Case Name: LEVERSON v. ZIMMERMAN
Court: New York Supreme Court, Appellate Term
Jurisdiction: New York
Decision Date: 1900-05-17
Citations: 64 N.Y.S. 723
Docket Number: 
Parties: LEVERSON v. ZIMMERMAN.
Judges: 
Reporter: West's New York Supplement
Volume: 64
Pages: 723–724

Head Matter:
LEVERSON v. ZIMMERMAN.
(Supreme Court, Appellate Term.
May 17, 1900.)
1. Municipal Court—Removal to City Court—Undertaking—Sufficiency.
Where defendant applies for a removal from the municipal court to the city court of New York City, before an adjournment has been granted, and files an undertaking in the maximum sum provided by Code Civ. Proc. § 3216, authorizing' such removal, he is entitled to a removal, though the court has not fixed the amount of the bond.
2. Right to Review—Waiver.
Defendant does not waive his right to appeal from a denial of his application for a removal of the action from the municipal court to the city court of New York City by contesting plaintiff’s claim on the trial.
Appeal from municipal court of Hew York.
Action by Isaac Leverson against Jacob A. Zimmerman. From a judgment for plaintiff, defendant appeals.
Reversed.
Argued before TRUAX, P. J., and DUGRO and SCOTT, JJ.
Frank Herwig, for appellant.
Kantrowitz & Esberg, for respondent.

Opinion:
PER CURIAM.
On the 27th day of July, 1899, when the defendant tendered the undertaking mentioned in the affidavit attached to the return, no adjournment had been granted upon his application. In fact, there had been no adjournment upon any one's application. From that moment the jurisdiction of the justice was arrested. Tuttle v. Galligan, 23 Misc. Rep. 457, 51 N. Y. Supp. 359. This case is to be distinguished from that of Ives v. Quinn, 7 Misc. Rep. 660, 28 N. Y. Supp. 267, in which case there was an adjournment after the return day, and before an undertaking was tendered. The fact that the undertaking was executed before the court had made an order fixing its amount was no reason for denying the application for removal, particularly in view of the fact that the undertaking was for the largest amount mentioned in section 3216 of the Code of Civil Procedure. Mongan v. Railroad Co., 14 Misc. Rep. 26, 35 N. Y. Supp. 135.
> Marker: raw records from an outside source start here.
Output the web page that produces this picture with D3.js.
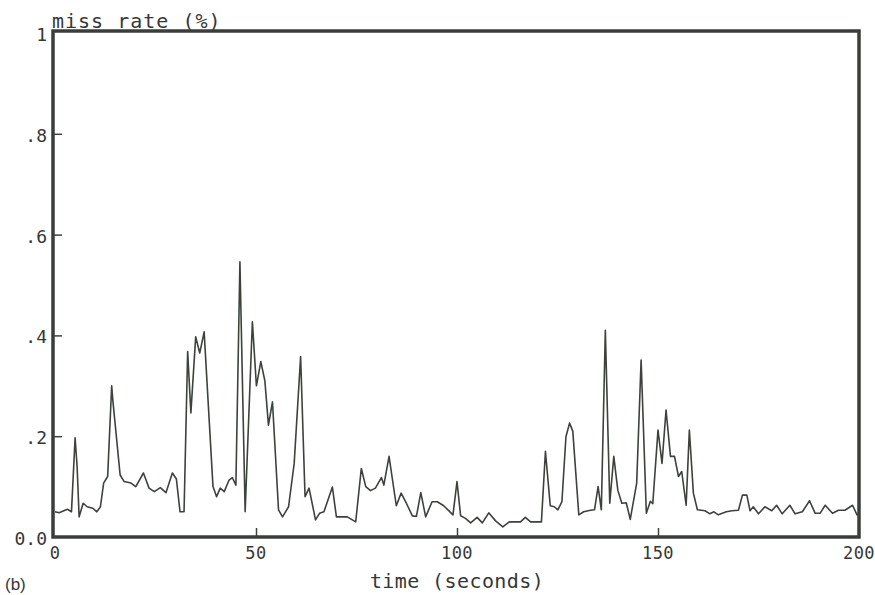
<!DOCTYPE html>
<html>
<head>
<meta charset="utf-8">
<script src="https://cdn.jsdelivr.net/npm/d3@7"></script>
<style>
  body { margin:0; background:#fff; }
  text { fill:#363836; }
</style>
</head>
<body>
<div id="chart-area"></div>
<script>
// time (seconds) and miss rate
var times = [0, 1, 3.1, 4.1, 5, 5.5, 6, 7, 8, 9.4, 10.4, 11.3, 12.1, 13.1, 14.1, 14.4, 16.2, 17.2, 18.9, 20.1,
  22, 23.4, 24.7, 26.2, 27.6, 29.2, 30.2, 31.1, 32.1, 33, 33.8, 35, 36, 37.1, 39.3, 40.2, 41.1, 42.1, 43.3, 44.1,
  45, 46, 47.3, 49.1, 50.1, 51.2, 52.2, 53.1, 54.1, 55.6, 56.6, 58.1, 59.5, 61.1, 62.2, 63.2, 64.8, 65.8, 66.9, 69,
  70, 72.7, 74.8, 76.2, 77.3, 78.5, 79.7, 81.2, 81.8, 83.1, 84.9, 86.1, 87.4, 88.9, 89.9, 91, 92.2, 93.8, 95.1, 96.7,
  99, 100, 100.9, 102.1, 103.4, 105, 106.3, 107.9, 109.6, 111.4, 113, 115.8, 117, 118.3, 121, 122, 123.2, 124.2, 125.1, 126.1,
  127.1, 128, 128.8, 130.3, 131.5, 133.2, 134.2, 135.1, 135.9, 136.9, 138, 139, 140, 141, 142.1, 143.1, 144.7, 145.8, 147.1, 148.1,
  148.7, 150, 151, 152, 153.1, 154.1, 155.1, 155.9, 157, 157.8, 158.8, 159.8, 161.7, 162.9, 163.9, 165, 167, 168.4, 170, 171,
  172.1, 172.9, 173.7, 175, 176.6, 178.3, 179.5, 180.9, 182.8, 184.1, 185.9, 187.7, 189.1, 190.3, 191.6, 193.4, 194.9, 196.5, 198.4, 199.5,
  200];
var missRate = [.05, .048, .055, .05, .197, .14, .04, .067, .06, .057, .05, .06, .107, .12, .30, .27, .123, .11, .107, .10,
  .127, .097, .09, .098, .088, .127, .115, .05, .05, .368, .246, .397, .365, .407, .10, .08, .097, .09, .113, .118,
  .103, .546, .05, .427, .30, .348, .31, .222, .268, .054, .04, .06, .146, .358, .08, .097, .034, .047, .05, .099,
  .04, .04, .03, .136, .10, .092, .097, .118, .103, .16, .062, .087, .067, .042, .041, .088, .04, .07, .07, .062,
  .044, .11, .042, .037, .028, .039, .028, .048, .032, .02, .03, .03, .039, .03, .03, .17, .062, .06, .054, .07,
  .199, .226, .21, .044, .05, .053, .054, .10, .054, .41, .067, .16, .093, .067, .068, .035, .107, .351, .047, .071,
  .066, .212, .146, .252, .16, .16, .12, .13, .063, .212, .087, .054, .052, .046, .05, .044, .05, .052, .053, .083,
  .083, .052, .06, .046, .06, .052, .063, .046, .063, .046, .05, .072, .047, .047, .063, .047, .053, .053, .063, .044,
  .045];
var xTicks = [0, 50, 100, 150, 200];
var yTicks = [0, 0.2, 0.4, 0.6, 0.8, 1];
var yTickLabels = ["0.0", ".2", ".4", ".6", ".8", "1"];

var data = times.map((t, i) => { return { t: t, v: missRate[i] }; });

var W = 875, H = 595;
var mono = "'DejaVu Sans Mono', monospace";

var svg = d3.select("#chart-area")
            .append("svg")
            .attr("width", W)
            .attr("height", H);

// scales
var xScale = d3.scaleLinear().domain([0, 200]).range([55, 859]);
var yScale = d3.scaleLinear().domain([0, 1]).range([537, 33]);

// the line
var line = d3.line()
             .x(d => xScale(d.t))
             .y(d => yScale(d.v));

svg.append("path")
   .datum(data)
   .attr("d", line)
   .attr("fill", "none")
   .attr("stroke", "#3d423d")
   .attr("stroke-width", 1.6)
   .attr("stroke-linejoin", "round");

// y axis ticks, inward
var yAxis = d3.axisRight(yScale)
              .tickValues(yTicks.slice(1, 5))
              .tickSize(9)
              .tickFormat("");
svg.append("g")
   .attr("transform", "translate(53,0)")
   .call(yAxis)
   .call(g => g.select(".domain").remove())
   .selectAll("line").attr("stroke", "#3d423d").attr("stroke-width", 1.5);

// x axis ticks, inward
var xAxis = d3.axisTop(xScale)
              .tickValues(xTicks.slice(1, 4))
              .tickSize(9)
              .tickFormat("");
svg.append("g")
   .attr("transform", "translate(0,537)")
   .call(xAxis)
   .call(g => g.select(".domain").remove())
   .selectAll("line").attr("stroke", "#3d423d").attr("stroke-width", 1.5);

// frame
svg.append("rect")
   .attr("x", 53)
   .attr("y", 31)
   .attr("width", 859 - 53)
   .attr("height", 537 - 31)
   .attr("fill", "none")
   .attr("stroke", "#3a3e3a")
   .attr("stroke-width", 3.5);

// y tick labels
svg.selectAll(".ylab")
   .data(yTicks)
   .enter()
   .append("text")
   .attr("class", "ylab")
   .attr("x", 47)
   .attr("y", d => yScale(d) + 8)
   .attr("text-anchor", "end")
   .attr("font-family", mono)
   .attr("font-size", "18px")
   .text((d, i) => yTickLabels[i]);

// x tick labels
svg.selectAll(".xlab")
   .data(xTicks)
   .enter()
   .append("text")
   .attr("class", "xlab")
   .attr("x", d => xScale(d))
   .attr("y", 559)
   .attr("text-anchor", "middle")
   .attr("font-family", mono)
   .attr("font-size", "17px")
   .attr("letter-spacing", "0.5px")
   .text(d => d);

// axis titles
svg.append("text")
   .attr("x", 52)
   .attr("y", 28)
   .attr("font-family", mono)
   .attr("font-size", "20px")
   .attr("letter-spacing", "1px")
   .text("miss rate (%)");

svg.append("text")
   .attr("x", xScale(100))
   .attr("y", 588)
   .attr("text-anchor", "middle")
   .attr("font-family", mono)
   .attr("font-size", "20px")
   .attr("letter-spacing", "0.4px")
   .text("time (seconds)");

svg.append("text")
   .attr("x", 5)
   .attr("y", 590)
   .attr("font-family", "'Liberation Sans', Arial, sans-serif")
   .attr("font-size", "17px")
   .text("(b)");
</script>
</body>
</html>
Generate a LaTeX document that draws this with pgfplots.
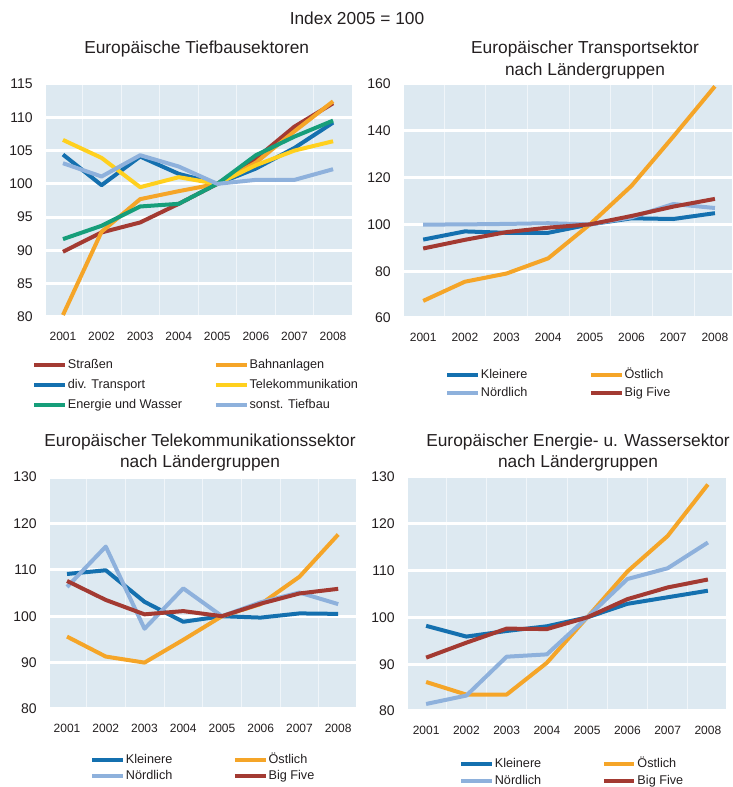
\documentclass[border=0pt]{standalone}
\usepackage{pgfplots}
\usepackage{pgfplotstable}
\pgfplotsset{compat=1.18}
\usepackage{fontspec}
\setmainfont{Liberation Sans}
\definecolor{cRed}{RGB}{163,58,50}
\definecolor{cOrange}{RGB}{245,165,40}
\definecolor{cBlue}{RGB}{20,112,175}
\definecolor{cYellow}{RGB}{255,208,30}
\definecolor{cGreen}{RGB}{22,158,122}
\definecolor{cLight}{RGB}{142,177,220}
\definecolor{cBg}{RGB}{221,233,241}
\definecolor{cText}{RGB}{35,31,32}

\pgfplotstableread{
year str bahn trans tele energ sonst
2001 89.8 80.3 104.4 106.6 91.7 103.1
2002 92.7 92.8 99.8 103.9 93.7 101.1
2003 94.2 97.7 104.1 99.5 96.6 104.3
2004 97.0 98.9 101.5 101.0 97.0 102.6
2005 100 100 100 100 100 100
2006 103.8 103.2 102.3 102.8 104.3 100.6
2007 108.6 107.9 105.4 105.0 107.1 100.6
2008 112.1 112.4 109.2 106.4 109.5 102.2
}\tiefbau

\pgfplotstableread{
year klein ost nord big
2001 93.5 67.3 99.9 89.7
2002 97.0 75.5 100.0 93.4
2003 96.4 79.0 100.2 96.7
2004 96.4 85.5 100.5 98.6
2005 100 100 100 100
2006 102.6 116.5 103.0 103.6
2007 102.3 137.5 108.7 107.6
2008 104.8 159.0 107.0 110.9
}\transport

\pgfplotstableread{
year klein ost nord big
2001 109.1 95.6 106.3 107.6
2002 109.9 91.3 115.0 103.5
2003 103.1 90.0 97.3 100.4
2004 98.8 94.9 106.0 101.1
2005 100.0 100 100 100
2006 99.7 102.6 103.0 102.7
2007 100.6 108.5 105.1 104.9
2008 100.5 117.6 102.6 105.9
}\telekom

\pgfplotstableread{
year klein ost nord big
2001 98.2 86.2 81.5 91.4
2002 95.9 83.5 83.3 94.6
2003 97.1 83.5 91.6 97.6
2004 98.1 90.3 92.1 97.5
2005 100 100 100 100
2006 102.9 109.8 108.2 103.9
2007 104.3 117.4 110.5 106.4
2008 105.7 128.4 116.0 108.1
}\energie

\pgfplotsset{
  panel/.style={
    scale only axis,
    axis background/.style={fill=cBg},
    axis line style={draw=none},
    major tick length=0pt, minor tick length=0pt,
    ymajorgrids, major grid style={white, line width=2.25pt},
    xtick={2001,...,2008},
    minor xtick={2001.5,2002.5,...,2007.5},
    xminorgrids, minor grid style={white!55!cBg, line width=0.5pt},
    /pgf/number format/1000 sep={},
    /pgf/number format/assume math mode=true,
    xticklabel style={font=\fontsize{9}{10}\selectfont, text=cText, inner sep=0pt, anchor=north},
    yticklabel style={font=\fontsize{10.5}{12}\selectfont, text=cText, inner sep=0pt, anchor=east},
    xticklabel shift=11pt,
    yticklabel shift=9.75pt,
    every axis plot/.append style={line width=3pt, line join=round, mark=none},
    legend image code/.code={\path[draw=none,fill=none] (0pt,-4.6pt) rectangle (23pt,0pt); \draw[#1, line width=3pt] (0pt,0pt) -- (23pt,0pt);},
    legend style={draw=none, fill=none, inner sep=0pt, font=\fontsize{9.5}{11}\selectfont, text=cText, anchor=north west, nodes={inner sep=0.75pt, text height=7pt, text depth=2pt}},
    legend cell align=left,
    legend columns=2,
  }
}

\begin{document}
\begin{tikzpicture}
\path[use as bounding box] (0pt,0pt) rectangle (549pt,590.25pt);

\node[anchor=base, font=\fontsize{13}{15}\selectfont, text=cText] at (267.75pt,571.5pt) {Index 2005 = 100};
\node[anchor=base, font=\fontsize{13}{15}\selectfont, text=cText] at (147.5pt,549.75pt) {Europäische Tiefbausektoren};
\node[anchor=base, font=\fontsize{13}{15}\selectfont, text=cText] at (438.75pt,549.75pt) {Europäischer Transportsektor};
\node[anchor=base, font=\fontsize{13}{15}\selectfont, text=cText] at (438.75pt,533.25pt) {nach Ländergruppen};
\node[anchor=base, font=\fontsize{13}{15}\selectfont, text=cText] at (150pt,255pt) {Europäischer Telekommunikationssektor};
\node[anchor=base, font=\fontsize{13}{15}\selectfont, text=cText] at (150pt,239.25pt) {nach Ländergruppen};
\node[anchor=base, font=\fontsize{13}{15}\selectfont, text=cText] at (433.5pt,255pt) {Europäischer Energie- u. Wassersektor};
\node[anchor=base, font=\fontsize{13}{15}\selectfont, text=cText] at (433.5pt,239.25pt) {nach Ländergruppen};

% Panel 1
\begin{axis}[panel, at={(34.5pt,352.5pt)}, anchor=south west,
  width=229.5pt, height=174.75pt,
  xmin=2000.56, xmax=2008.49, ymin=80, ymax=115, ytick={80,85,...,115},
  legend style={at={(-0.0458,-0.176)}, /tikz/row sep=4.5pt}]
\addplot[cRed] table[x=year,y=str]{\tiefbau};
\addlegendentry{\makebox[108.75pt][l]{Straßen}}
\addplot[cOrange] table[x=year,y=bahn]{\tiefbau};
\addlegendentry{Bahnanlagen}
\addplot[cBlue] table[x=year,y=trans]{\tiefbau};
\addlegendentry{\makebox[108.75pt][l]{div. Transport}}
\addplot[cYellow] table[x=year,y=tele]{\tiefbau};
\addlegendentry{Telekommunikation}
\addplot[cGreen] table[x=year,y=energ]{\tiefbau};
\addlegendentry{\makebox[108.75pt][l]{Energie und Wasser}}
\addplot[cLight] table[x=year,y=sonst]{\tiefbau};
\addlegendentry{sonst. Tiefbau}
\end{axis}

% Panel 2
\begin{axis}[panel, at={(303pt,351.75pt)}, anchor=south west,
  width=246pt, height=175.5pt,
  xmin=2000.54, xmax=2008.41, ymin=60, ymax=160, ytick={60,80,...,160},
  legend style={at={(0.125,-0.2137)}, /tikz/row sep=3pt}]
\addplot[cBlue] table[x=year,y=klein]{\transport};
\addlegendentry{\makebox[80.25pt][l]{Kleinere}}
\addplot[cOrange] table[x=year,y=ost]{\transport};
\addlegendentry{Östlich}
\addplot[cLight] table[x=year,y=nord]{\transport};
\addlegendentry{\makebox[80.25pt][l]{Nördlich}}
\addplot[cRed] table[x=year,y=big]{\transport};
\addlegendentry{Big Five}
\end{axis}

% Panel 3
\begin{axis}[panel, at={(37.5pt,58.5pt)}, anchor=south west,
  width=229.5pt, height=174pt,
  xmin=2000.56, xmax=2008.46, ymin=80, ymax=130, ytick={80,90,...,130},
  legend style={at={(0.1307,-0.19)}, /tikz/row sep=1.5pt}]
\addplot[cBlue] table[x=year,y=klein]{\telekom};
\addlegendentry{\makebox[79.5pt][l]{Kleinere}}
\addplot[cOrange] table[x=year,y=ost]{\telekom};
\addlegendentry{Östlich}
\addplot[cLight] table[x=year,y=nord]{\telekom};
\addlegendentry{\makebox[79.5pt][l]{Nördlich}}
\addplot[cRed] table[x=year,y=big]{\telekom};
\addlegendentry{Big Five}
\end{axis}

% Panel 4
\begin{axis}[panel, at={(306pt,57pt)}, anchor=south west,
  width=238.5pt, height=175.5pt,
  xmin=2000.55, xmax=2008.45, ymin=80, ymax=130, ytick={80,90,...,130},
  legend style={at={(0.160,-0.1966)}, /tikz/row sep=2.25pt}]
\addplot[cBlue] table[x=year,y=klein]{\energie};
\addlegendentry{\makebox[79.5pt][l]{Kleinere}}
\addplot[cOrange] table[x=year,y=ost]{\energie};
\addlegendentry{Östlich}
\addplot[cLight] table[x=year,y=nord]{\energie};
\addlegendentry{\makebox[79.5pt][l]{Nördlich}}
\addplot[cRed] table[x=year,y=big]{\energie};
\addlegendentry{Big Five}
\end{axis}
\end{tikzpicture}
\end{document}
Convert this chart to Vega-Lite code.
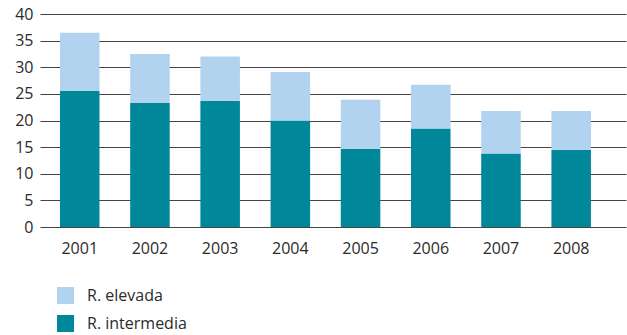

Plaintiff contends that by appearing at the trial and offering evidence the defendant waived his right to appeal. We are of the opinion that this contention is untenable. A party is not bound to abstain from taking such steps as will protect his interests. It was against the interests of the defendant to have a judgment entered against him. By contesting plaintiff's claim on the trial, he did not accept any benefit, under the ruling of the justice. He was simply protecting his own interests. It was held in Barker v. White, 58 N. Y. 204, that where an interlocutory judgment and decree directs a reference and accounting, and a party appears before the referee and presents claims, supports the same by proof, and contests the claim of the opposing party, he does not thereby waive his right to move for a new trial, or to appeal from an order denying one. And in Scherer v. Hopkins (Com. Pl.) 16 N. Y. Supp. 863, a judgment was reversed in a case like the one at bar after a trial on the merits.
We are of the opinion that the judgment herein should be reversed, and the cause sent back to the court below, to be proceeded with as if no trial or adjournment of the action had been taken after issue joined, with costs of this appeal to the appellant to abide the event of the action.